The failure of Canada to assert control of the Grand Banks led to an orgy of resource destruction. All countries trawling and dragging on the Banks, including Canada, share in the blame for this ecological Armageddon. That Canada had company in this awful thing does nothing to absolve it of blame. It makes the moral indictment of our country that much more emphatic, for it shows the degree to which our rent-seeking elite compromised our natural resources in exchange for a fleeting consolidation of their privileged condition. In short, office workers- high and low- got careers and pensions out of their selloff of the foundation of the Newfoundland fishery. It was akin to burning the boat's timbers to warm your hands while still at sea. Surely, even Smallwood's invocation to 'burn your boats' stopped short of that suicidal approach.
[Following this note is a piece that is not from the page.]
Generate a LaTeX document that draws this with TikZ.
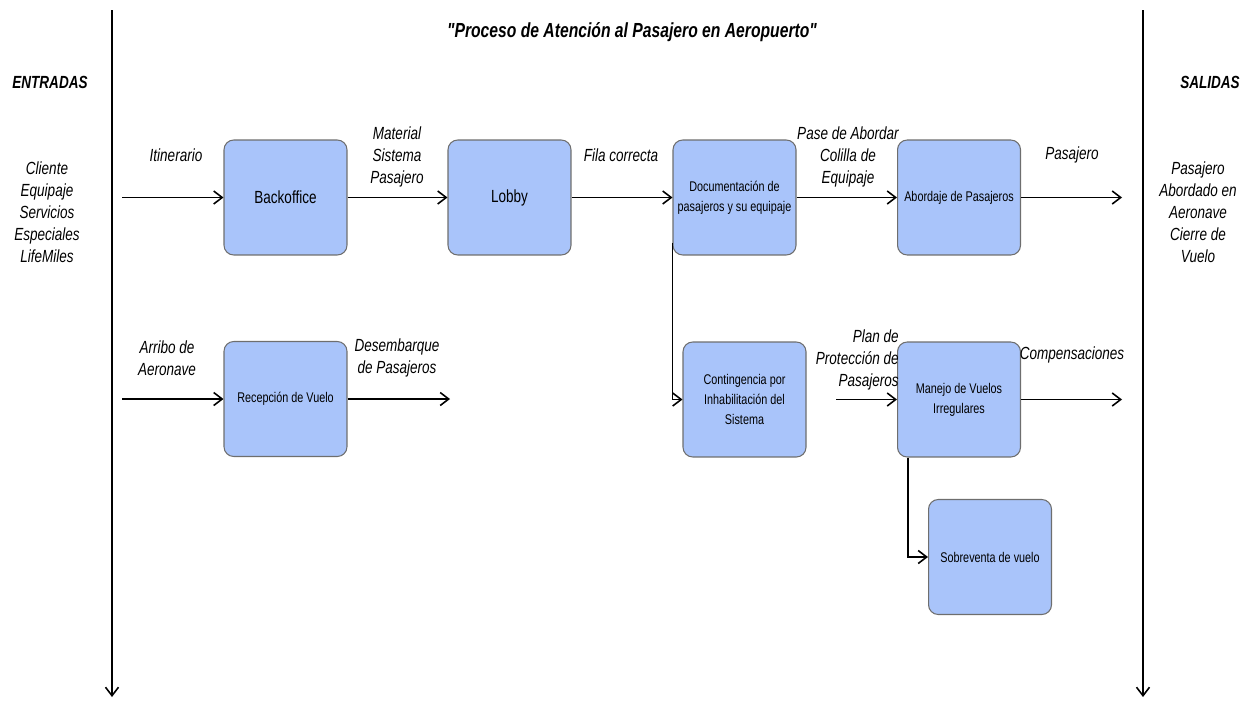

The conversion of Newfoundland into a federal fiscal protectorate has been underway since April 1, 1949. Getting the fishery out of the economy and into the history books was one brutally effective way of simplifying the bureaucratic arithmetic for the paymasters operating out of Ottawa. Getting career political staffers like Brian Tobin elected to Parliament went a long way toward converting the job from a political process to one of simple management. Once the government class in Newfoundland was big enough and dependent enough on federal transfer loot, the battle was won. No more confusion about how to make a good, steady living. There was only one certain way: to have your pay cheque drawn from the government accounts.
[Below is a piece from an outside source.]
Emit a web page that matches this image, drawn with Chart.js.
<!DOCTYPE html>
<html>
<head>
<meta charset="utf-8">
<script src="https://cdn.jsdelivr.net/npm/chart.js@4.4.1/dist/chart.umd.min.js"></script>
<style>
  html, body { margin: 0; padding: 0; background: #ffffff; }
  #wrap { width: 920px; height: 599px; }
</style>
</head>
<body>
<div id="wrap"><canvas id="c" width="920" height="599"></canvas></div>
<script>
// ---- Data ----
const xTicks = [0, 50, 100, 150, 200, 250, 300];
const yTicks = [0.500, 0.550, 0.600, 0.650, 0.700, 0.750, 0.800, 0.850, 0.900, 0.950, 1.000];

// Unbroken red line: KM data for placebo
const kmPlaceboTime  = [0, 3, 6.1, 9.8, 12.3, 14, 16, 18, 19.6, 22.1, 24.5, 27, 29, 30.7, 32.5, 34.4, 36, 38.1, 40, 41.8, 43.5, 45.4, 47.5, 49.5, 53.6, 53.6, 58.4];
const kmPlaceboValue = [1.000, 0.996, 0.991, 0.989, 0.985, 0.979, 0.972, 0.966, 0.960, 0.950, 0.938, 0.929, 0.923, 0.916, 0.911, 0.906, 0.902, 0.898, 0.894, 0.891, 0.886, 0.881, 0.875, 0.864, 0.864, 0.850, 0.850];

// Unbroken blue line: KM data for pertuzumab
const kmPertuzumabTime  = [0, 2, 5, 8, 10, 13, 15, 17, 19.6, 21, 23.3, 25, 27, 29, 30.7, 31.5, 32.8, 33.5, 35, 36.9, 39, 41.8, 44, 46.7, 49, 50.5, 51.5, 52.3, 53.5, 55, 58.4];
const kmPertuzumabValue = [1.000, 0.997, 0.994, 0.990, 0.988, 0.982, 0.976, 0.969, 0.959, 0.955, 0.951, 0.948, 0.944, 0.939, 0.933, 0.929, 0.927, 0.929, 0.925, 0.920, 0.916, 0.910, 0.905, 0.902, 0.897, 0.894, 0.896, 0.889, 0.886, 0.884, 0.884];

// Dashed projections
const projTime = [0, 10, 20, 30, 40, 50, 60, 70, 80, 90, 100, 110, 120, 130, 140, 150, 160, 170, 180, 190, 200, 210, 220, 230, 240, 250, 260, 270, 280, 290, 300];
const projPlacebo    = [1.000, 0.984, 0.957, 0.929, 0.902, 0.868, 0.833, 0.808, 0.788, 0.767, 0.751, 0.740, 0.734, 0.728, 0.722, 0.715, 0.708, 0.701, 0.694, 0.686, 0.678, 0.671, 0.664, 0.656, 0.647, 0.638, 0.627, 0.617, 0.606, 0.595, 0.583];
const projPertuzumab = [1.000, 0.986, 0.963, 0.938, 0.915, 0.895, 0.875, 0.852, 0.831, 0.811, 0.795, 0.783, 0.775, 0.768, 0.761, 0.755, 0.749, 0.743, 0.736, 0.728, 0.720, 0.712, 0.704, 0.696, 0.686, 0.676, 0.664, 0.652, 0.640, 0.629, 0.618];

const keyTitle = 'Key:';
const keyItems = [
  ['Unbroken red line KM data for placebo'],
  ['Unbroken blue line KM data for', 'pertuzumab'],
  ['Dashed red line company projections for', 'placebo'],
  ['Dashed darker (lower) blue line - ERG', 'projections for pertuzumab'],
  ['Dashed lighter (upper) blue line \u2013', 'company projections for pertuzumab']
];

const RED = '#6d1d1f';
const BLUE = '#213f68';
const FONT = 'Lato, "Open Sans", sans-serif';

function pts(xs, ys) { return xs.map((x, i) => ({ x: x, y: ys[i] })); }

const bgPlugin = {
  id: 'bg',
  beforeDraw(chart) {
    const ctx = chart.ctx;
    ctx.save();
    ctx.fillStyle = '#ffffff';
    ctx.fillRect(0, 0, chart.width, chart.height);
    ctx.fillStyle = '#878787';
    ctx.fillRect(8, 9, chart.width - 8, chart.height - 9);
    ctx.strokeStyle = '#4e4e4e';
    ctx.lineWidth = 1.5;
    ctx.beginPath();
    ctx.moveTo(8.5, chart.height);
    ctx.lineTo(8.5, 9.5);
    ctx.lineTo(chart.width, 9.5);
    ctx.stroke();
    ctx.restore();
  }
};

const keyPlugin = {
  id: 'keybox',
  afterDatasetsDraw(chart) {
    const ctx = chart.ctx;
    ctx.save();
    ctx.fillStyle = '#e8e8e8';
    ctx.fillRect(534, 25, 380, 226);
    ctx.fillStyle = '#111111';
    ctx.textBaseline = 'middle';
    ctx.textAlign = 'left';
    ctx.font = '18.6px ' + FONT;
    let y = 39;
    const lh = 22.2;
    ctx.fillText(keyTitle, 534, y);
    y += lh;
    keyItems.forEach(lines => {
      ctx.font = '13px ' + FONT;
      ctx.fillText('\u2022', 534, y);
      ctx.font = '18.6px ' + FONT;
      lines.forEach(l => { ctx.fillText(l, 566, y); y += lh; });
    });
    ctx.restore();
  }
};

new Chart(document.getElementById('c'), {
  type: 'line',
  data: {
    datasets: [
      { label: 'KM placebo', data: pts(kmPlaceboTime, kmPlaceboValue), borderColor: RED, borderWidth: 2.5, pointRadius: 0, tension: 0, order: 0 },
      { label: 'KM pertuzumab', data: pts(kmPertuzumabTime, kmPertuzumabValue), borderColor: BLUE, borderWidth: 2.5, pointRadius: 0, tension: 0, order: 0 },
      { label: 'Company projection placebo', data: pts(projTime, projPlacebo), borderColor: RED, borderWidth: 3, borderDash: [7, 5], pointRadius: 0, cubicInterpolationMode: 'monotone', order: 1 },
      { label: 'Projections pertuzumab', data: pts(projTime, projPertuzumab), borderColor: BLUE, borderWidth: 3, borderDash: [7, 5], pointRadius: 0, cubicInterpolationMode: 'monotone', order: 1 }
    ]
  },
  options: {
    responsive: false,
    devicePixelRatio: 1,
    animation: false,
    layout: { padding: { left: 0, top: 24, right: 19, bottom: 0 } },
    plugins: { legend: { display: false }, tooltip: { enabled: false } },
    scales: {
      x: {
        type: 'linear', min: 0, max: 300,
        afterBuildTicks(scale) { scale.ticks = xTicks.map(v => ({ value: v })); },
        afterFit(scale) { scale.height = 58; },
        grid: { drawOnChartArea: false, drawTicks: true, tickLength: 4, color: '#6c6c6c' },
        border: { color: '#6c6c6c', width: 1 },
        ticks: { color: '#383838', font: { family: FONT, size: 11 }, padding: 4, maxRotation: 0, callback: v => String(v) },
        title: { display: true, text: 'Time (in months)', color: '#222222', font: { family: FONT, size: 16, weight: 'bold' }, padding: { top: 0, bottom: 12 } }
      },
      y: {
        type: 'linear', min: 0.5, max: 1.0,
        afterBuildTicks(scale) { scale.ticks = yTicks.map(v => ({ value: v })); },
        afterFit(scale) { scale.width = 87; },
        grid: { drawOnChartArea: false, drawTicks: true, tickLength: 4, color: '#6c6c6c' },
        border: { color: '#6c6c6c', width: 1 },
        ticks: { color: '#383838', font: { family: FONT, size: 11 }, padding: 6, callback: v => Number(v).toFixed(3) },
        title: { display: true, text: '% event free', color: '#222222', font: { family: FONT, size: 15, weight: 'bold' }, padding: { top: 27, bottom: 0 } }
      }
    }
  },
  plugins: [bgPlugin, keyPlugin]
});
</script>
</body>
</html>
Newfoundland is the most unionized province in the country, purely because it has the highest proportion of government paid workers- teachers, nurses, employment counsellors, etc. The interests of the government classes are the same- keep the cash flowing. When the fishing industry is whittled down to the same sad ethos- keep the wintertime cheques coming and make a little work in the summer- the economy is as much a federal protectorate as those of the aboriginal Bantustans called variously Nunavut, First Nations and so on.

The fishery in Newfoundland is going to revive only if private business builds it up again. The businesses may be as big as multi-national FPI or as small and local as a few fishermen supplying a boutique market for sea urchins-the Ray Guy variety are supposedly most favoured by urbane Japanese connoisseurs.

Statist legislation mimicking Soviet era Bulgaria is not going to do anything for FPI, fishing or Newfoundland's reputation, other than confirm that the local Nomenklatura are ferally protective of their government privileges. Fisheries Minister Reid can push the Peter Principle to its most elastic limit and will still end up with a financial farce in wait for the next broom-wielding provincial election.